Не засвидетельствованный в русском народном обряде обычай рождественской или новогодней елки[516] ведет свое начало с Петровской эпохи. Высказывания о том, что она «первоначально сделалась известною в Москве, с половины XVII века», откуда и перешла в Петербург[517], как кажется, не имеют под собой никакой реальной почвы. Петр I, испытывая комплекс национальной неполноценности, по возвращении домой после первого путешествия за границу «устраивает экстралегальный переворот, вплоть до перемены календаря»[518]. Согласно царскому указу от 20 декабря 1699 года, впредь предписывалось вести летоисчисление не от сотворения мира, а от Рождества Христова, а день «новолетия» перенести с 1 сентября на 1 января.
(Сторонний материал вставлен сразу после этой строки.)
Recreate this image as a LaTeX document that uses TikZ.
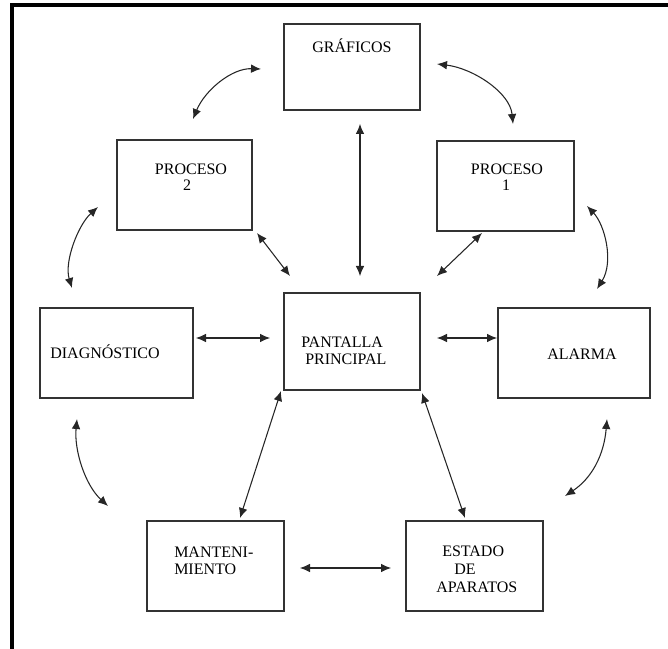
\documentclass[tikz,border=0pt]{standalone}
\usepackage{fontspec}
\setmainfont{Liberation Serif}
\usetikzlibrary{arrows.meta}
\begin{document}
\begin{tikzpicture}[x=0.75pt,y=-0.75pt,
  bx/.style 2 args={draw=black!80, line width=0.8pt, minimum width=#1, minimum height=#2, inner sep=0pt, outer sep=0pt},
  lbl/.style={font=\fontsize{12}{13}\selectfont, inner sep=0pt, anchor=base},
  lblw/.style={lbl, anchor=base west},
  link/.style={{Latex[length=7.5pt,width=6.5pt]}-{Latex[length=7.5pt,width=6.5pt]}, line width=0.8pt, black!85},
  frameline/.style={line width=3pt, line join=miter}]
\useasboundingbox (0,0) rectangle (668,649);
% frame
\coordinate (fb) at (12,649);
\coordinate (fc) at (12,5);
\coordinate (fr) at (668,5);
\draw[frameline] (fb) -- (fc) -- (fr);

% boxes
\node[bx={102pt}{64.5pt}] (g) at (352,67) {};
\node[bx={101.25pt}{67.5pt}] (p2) at (184.5,185) {};
\node[bx={102.75pt}{67.5pt}] (p1) at (505.5,186) {};
\node[bx={114.75pt}{67.5pt}] (d) at (116.5,353) {};
\node[bx={102pt}{72.75pt}] (pp) at (352,341.5) {};
\node[bx={114pt}{67.5pt}] (a) at (574,353) {};
\node[bx={102.75pt}{67.5pt}] (m) at (215.5,566) {};
\node[bx={102.75pt}{67.5pt}] (e) at (474.5,566) {};

% texts
\node[lbl] (gt) at (352,53) {GRÁFICOS};
\node[lbl] (p2t1) at (191,175) {PROCESO};
\node[lbl] (p2t2) at (187,191) {2};
\node[lbl] (p1t1) at (507,175) {PROCESO};
\node[lbl] (p1t2) at (506,191) {1};
\node[lbl] (dt) at (105,358) {DIAGNÓSTICO};
\node[lblw] (ppt1) at (301,347) {PANTALLA};
\node[lblw] (ppt2) at (305,364) {PRINCIPAL};
\node[lbl] (at) at (582,359) {ALARMA};
\node[lblw] (mt1) at (174,557) {MANTENI-};
\node[lblw] (mt2) at (174,574) {MIENTO};
\node[lblw] (et1) at (442,556) {ESTADO};
\node[lblw] (et2) at (454,574) {DE};
\node[lblw] (et3) at (436,592) {APARATOS};

% straight connector ends
\coordinate (gpp1) at (360,124);  \coordinate (gpp2) at (360,276);
\coordinate (p2pp1) at (257,233); \coordinate (p2pp2) at (290,276);
\coordinate (p1pp1) at (482,233); \coordinate (p1pp2) at (437,276);
\coordinate (dpp1) at (196,338);  \coordinate (dpp2) at (270,338);
\coordinate (ppa1) at (437,338);  \coordinate (ppa2) at (497,338);
\coordinate (ppm1) at (281,391);  \coordinate (ppm2) at (240,518);
\coordinate (ppe1) at (422,393);  \coordinate (ppe2) at (465,518);
\coordinate (me1) at (300,568);   \coordinate (me2) at (391,568);

\draw[link] (gpp1) -- (gpp2);
\draw[link] (p2pp1) -- (p2pp2);
\draw[link] (p1pp1) -- (p1pp2);
\draw[link] (dpp1) -- (dpp2);
\draw[link] (ppa1) -- (ppa2);
\draw[link] (ppm1) -- (ppm2);
\draw[link] (ppe1) -- (ppe2);
\draw[link] (me1) -- (me2);

% curved connector ends
\coordinate (c1a) at (261,69);  \coordinate (c1b) at (193,119);
\coordinate (c2a) at (437,64);  \coordinate (c2b) at (513,124);
\coordinate (c3a) at (98,207);  \coordinate (c3b) at (72,288);
\coordinate (c4a) at (587,206); \coordinate (c4b) at (597,289);
\coordinate (c5a) at (77,419);  \coordinate (c5b) at (108,506);
\coordinate (c6a) at (607,419); \coordinate (c6b) at (565,496);

\draw[link] (c1a) .. controls (232,68) and (205,90) .. (c1b);
\draw[link] (c2a) .. controls (472,68) and (510,92) .. (c2b);
\draw[link] (c3a) .. controls (78,225) and (64,262) .. (c3b);
\draw[link] (c4a) .. controls (605,225) and (614,262) .. (c4b);
\draw[link] (c5a) .. controls (74,450) and (85,485) .. (c5b);
\draw[link] (c6a) .. controls (604,455) and (592,478) .. (c6b);
\end{tikzpicture}
\end{document}
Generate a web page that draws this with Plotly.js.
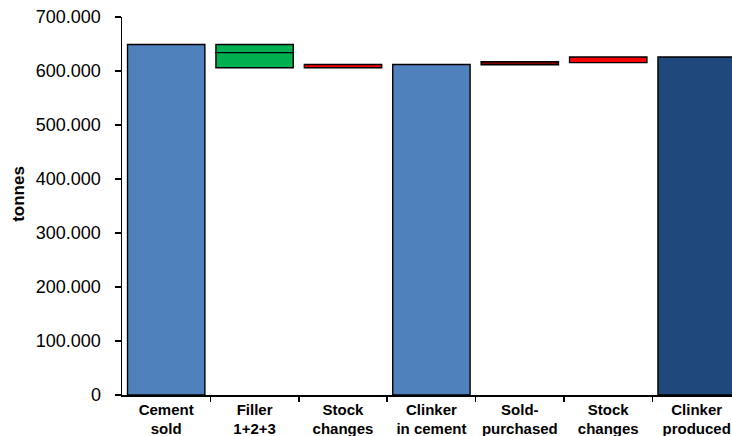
<!DOCTYPE html>
<html>
<head>
<meta charset="utf-8">
<script src="https://cdn.plot.ly/plotly-3.0.1.min.js"></script>
<style>html,body{margin:0;padding:0;overflow:hidden;background:#fff;}</style>
</head>
<body>
<div id="chart" style="width:732px;height:436px;"></div>
<script>
// Category (tick) labels
const categories = ["Cement<br>sold", "Filler<br>1+2+3", "Stock<br>changes", "Clinker<br>in cement", "Sold-<br>purchased", "Stock<br>changes", "Clinker<br>produced"];
const categoryIndex = [0, 1, 2, 3, 4, 5, 6];

// Bar segments (tonnes): category index, bottom and top of each segment
const segmentNames = ["Cement sold", "Filler 1", "Filler 2+3", "Stock changes", "Clinker in cement", "Sold-purchased", "Stock changes", "Clinker produced"];
const segmentCategory = [0, 1, 1, 2, 3, 4, 5, 6];
const segmentBottom = [0, 634000, 606000, 606000, 0, 611500, 615500, 0];
const segmentTop = [649000, 649000, 634000, 612000, 612000, 617000, 626000, 626000];

// Y axis ticks
const yTicks = [0, 100000, 200000, 300000, 400000, 500000, 600000, 700000];

// Styles
const segmentColors = ["#4F81BD", "#00B050", "#00B050", "#FF0000", "#4F81BD", "#7F0000", "#FF0000", "#1F497D"];

const trace = {
  type: "bar",
  x: segmentCategory,
  base: segmentBottom,
  y: segmentTop.map((t, i) => t - segmentBottom[i]),
  text: segmentNames,
  hoverinfo: "text+y",
  textposition: "none",
  width: 0.875,
  marker: { color: segmentColors, line: { color: "#000000", width: 1.4 } },
  showlegend: false
};

const font = "Liberation Sans, Arial, sans-serif";

const layout = {
  width: 732,
  height: 436,
  margin: { l: 122, r: 0, t: 17, b: 41 },
  paper_bgcolor: "#ffffff",
  plot_bgcolor: "#ffffff",
  barmode: "overlay",
  separators: ",.",
  showlegend: false,
  xaxis: {
    range: [-0.5, 6.4],
    tickmode: "array",
    tickvals: categoryIndex,
    ticktext: categories,
    ticks: "",
    showgrid: false,
    zeroline: false,
    showline: true,
    linecolor: "#000000",
    linewidth: 1.5,
    tickfont: { family: font, size: 15, color: "#000000", weight: "bold" },
    minor: {
      tickmode: "array",
      tickvals: [0.5, 1.5, 2.5, 3.5, 4.5, 5.5],
      ticks: "outside",
      ticklen: 5,
      tickwidth: 1.5,
      tickcolor: "#000000",
      showgrid: false
    },
    fixedrange: true
  },
  yaxis: {
    range: [0, 700000],
    tickmode: "array",
    tickvals: yTicks,
    tickformat: ",d",
    ticks: "outside",
    ticklen: 6,
    tickwidth: 1.5,
    tickcolor: "#000000",
    ticklabelstandoff: 10,
    showgrid: false,
    zeroline: false,
    showline: true,
    linecolor: "#000000",
    linewidth: 1.5,
    tickfont: { family: font, size: 18, color: "#000000" },
    fixedrange: true
  },
  annotations: [{
    text: "tonnes",
    textangle: -90,
    xref: "paper",
    yref: "paper",
    x: -0.169,
    y: 0.532,
    xanchor: "center",
    yanchor: "middle",
    showarrow: false,
    font: { family: font, size: 17, color: "#000000", weight: "bold" }
  }]
};

Plotly.newPlot("chart", [trace], layout, { displayModeBar: false, staticPlot: true });
</script>
</body>
</html>
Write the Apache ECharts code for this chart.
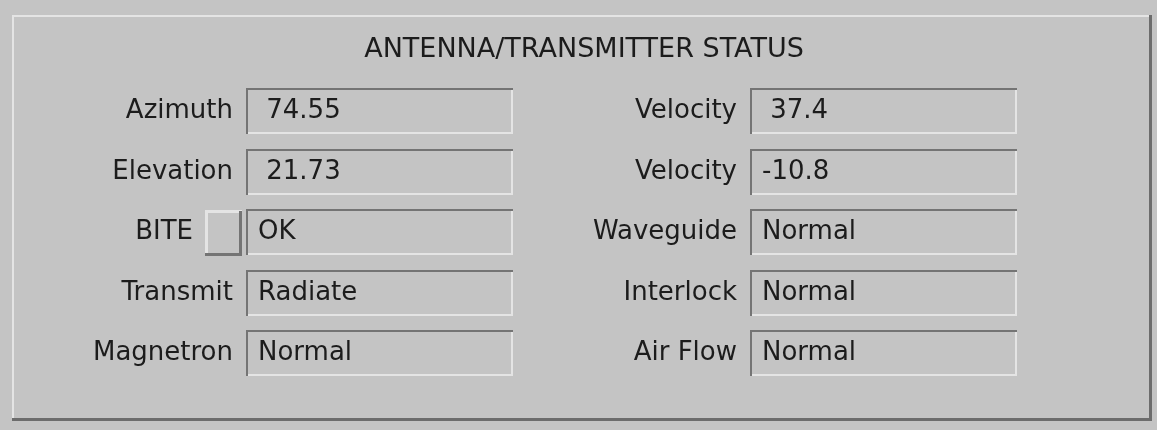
<!DOCTYPE html>
<html>
<head>
<meta charset="utf-8">
<script src="https://cdn.jsdelivr.net/npm/echarts@6/dist/echarts.min.js"></script>
<style>
html,body{margin:0;padding:0;background:#c4c4c4;}
#c{width:1157px;height:430px;}
</style>
</head>
<body>
<div id="c"></div>
<script>
var titleText = 'ANTENNA/TRANSMITTER STATUS';
var columns = ['left', 'right'];
var rows = ['r1', 'r2', 'r3', 'r4', 'r5'];
var leftLabels = ['Azimuth', 'Elevation', 'BITE', 'Transmit', 'Magnetron'];
var leftValues = [74.55, 21.73, 'OK', 'Radiate', 'Normal'];
var rightLabels = ['Velocity', 'Velocity', 'Waveguide', 'Interlock', 'Air Flow'];
var rightValues = [37.4, -10.8, 'Normal', 'Normal', 'Normal'];
var buttonRows = ['BITE'];

var FONT = '"DejaVu Sans", sans-serif';
var BG = '#c4c4c4';
var DARK = '#747474';
var LIGHT = '#e4e4e4';
var TEXT = '#1c1c1c';

function fmt(v) {
  if (typeof v === 'number') return (v >= 0 ? ' ' : '') + String(v);
  return v;
}

var items = [];
leftLabels.forEach(function (l, i) {
  items.push({col: 0, row: i, label: l, value: fmt(leftValues[i]), btn: buttonRows.indexOf(l) >= 0});
});
rightLabels.forEach(function (l, i) {
  items.push({col: 1, row: i, label: l, value: fmt(rightValues[i]), btn: buttonRows.indexOf(l) >= 0});
});
var data = items.map(function (it) { return [it.col, it.row]; });

function renderItem(params, api) {
  var it = items[params.dataIndex];
  var pt = api.coord([api.value(0), api.value(1)]);
  var w = 267, h = 46;
  var x0 = Math.round(pt[0] - w / 2), y0 = Math.round(pt[1] - h / 2);
  var cy = y0 + h / 2;
  var ch = [
    {type: 'rect', shape: {x: x0, y: y0, width: w, height: h}, style: {fill: BG}},
    {type: 'rect', shape: {x: x0, y: y0 + h - 2, width: w, height: 2}, style: {fill: LIGHT}},
    {type: 'rect', shape: {x: x0 + w - 2, y: y0, width: 2, height: h}, style: {fill: LIGHT}},
    {type: 'rect', shape: {x: x0, y: y0, width: w, height: 2}, style: {fill: DARK}},
    {type: 'rect', shape: {x: x0, y: y0, width: 2, height: h}, style: {fill: DARK}},
    {type: 'text', style: {x: x0 + 12, y: cy, text: it.value, textAlign: 'left', textVerticalAlign: 'middle',
      font: '26px ' + FONT, fill: TEXT, whiteSpace: 'pre'}}
  ];
  var labelRight = x0 - 13;
  if (it.btn) {
    var bx = x0 - 41, by = y0 + 1, bw = 37, bh = 46;
    ch.push({type: 'rect', shape: {x: bx, y: by, width: bw, height: bh}, style: {fill: BG}});
    ch.push({type: 'rect', shape: {x: bx, y: by, width: bw, height: 3}, style: {fill: LIGHT}});
    ch.push({type: 'rect', shape: {x: bx, y: by, width: 3, height: bh}, style: {fill: LIGHT}});
    ch.push({type: 'rect', shape: {x: bx, y: by + bh - 3, width: bw, height: 3}, style: {fill: DARK}});
    ch.push({type: 'rect', shape: {x: bx + bw - 3, y: by + 1, width: 3, height: bh - 1}, style: {fill: DARK}});
    labelRight = bx - 12;
  }
  ch.push({type: 'text', style: {x: labelRight, y: cy, text: it.label, textAlign: 'right', textVerticalAlign: 'middle',
    font: '26px ' + FONT, fill: TEXT}});
  return {type: 'group', children: ch};
}

var chart = echarts.init(document.getElementById('c'), null, {renderer: 'canvas'});
chart.setOption({
  backgroundColor: BG,
  animation: false,
  graphic: [
    {type: 'rect', z: -10, shape: {x: 12, y: 15, width: 1140, height: 406}, style: {fill: BG}},
    {type: 'rect', z: -9, shape: {x: 12, y: 15, width: 1140, height: 2}, style: {fill: LIGHT}},
    {type: 'rect', z: -9, shape: {x: 12, y: 15, width: 2, height: 406}, style: {fill: LIGHT}},
    {type: 'rect', z: -9, shape: {x: 12, y: 418, width: 1140, height: 3}, style: {fill: '#6c6c6c'}},
    {type: 'rect', z: -9, shape: {x: 1149, y: 15, width: 3, height: 406}, style: {fill: '#6c6c6c'}},
    {type: 'text', z: 5, style: {x: 584, y: 50, text: titleText, textAlign: 'center', textVerticalAlign: 'middle',
      font: '27px ' + FONT, fill: TEXT}}
  ],
  grid: {left: 127.75, right: 22.25, top: 80.75, bottom: 46.75},
  xAxis: {type: 'category', data: columns, show: false},
  yAxis: {type: 'category', data: rows, inverse: true, show: false},
  series: [{
    type: 'custom',
    renderItem: renderItem,
    data: data,
    silent: true
  }]
});
</script>
</body>
</html>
Попутно вводился западный обычай празднования Нового года: в его ознаменование в этот день было велено пускать ракеты, зажигать огни и «украсить дома от древ и ветвей сосновых, еловых и можжевеловых»[519]. Эта малозаметная в эпоху бурных событий деталь и явилась началом долгого процесса усвоения елки в России. Петровское нововведение, однако, еще сильно отличалось от знакомого нам обычая: во-первых, в новом обряде, наряду с елью, рекомендовалось употреблять и другие хвойные растения, во-вторых, помимо целых деревьев (со стволом, а значит, и внешними очертаниями дерева, его формой), использовались ветви, и наконец, в-третьих, елки предписано было устанавливать не в помещениях, а снаружи — на воротах, дорогах, крышах трактиров (которые по этой причине получали иногда в народе название «елок») и т. п. Украшения из хвои становились, таким образом, элементом городского праздничного пейзажа. Вспомним хотя бы «древнее общественное здание» (т. е. кабак) в пушкинской «Истории села Горюхина», «украшенное елкою и изображением двуглавого орла». На первых порах елка была связана не с Рождеством, а с Новым годом; символом Рождества она становится гораздо позже. Указ Петра является едва ли не единственным документом по истории елки в XVIII веке. По крайней мере, в известных описаниях святочных и рождественских обычаев этого времени елка не упоминается.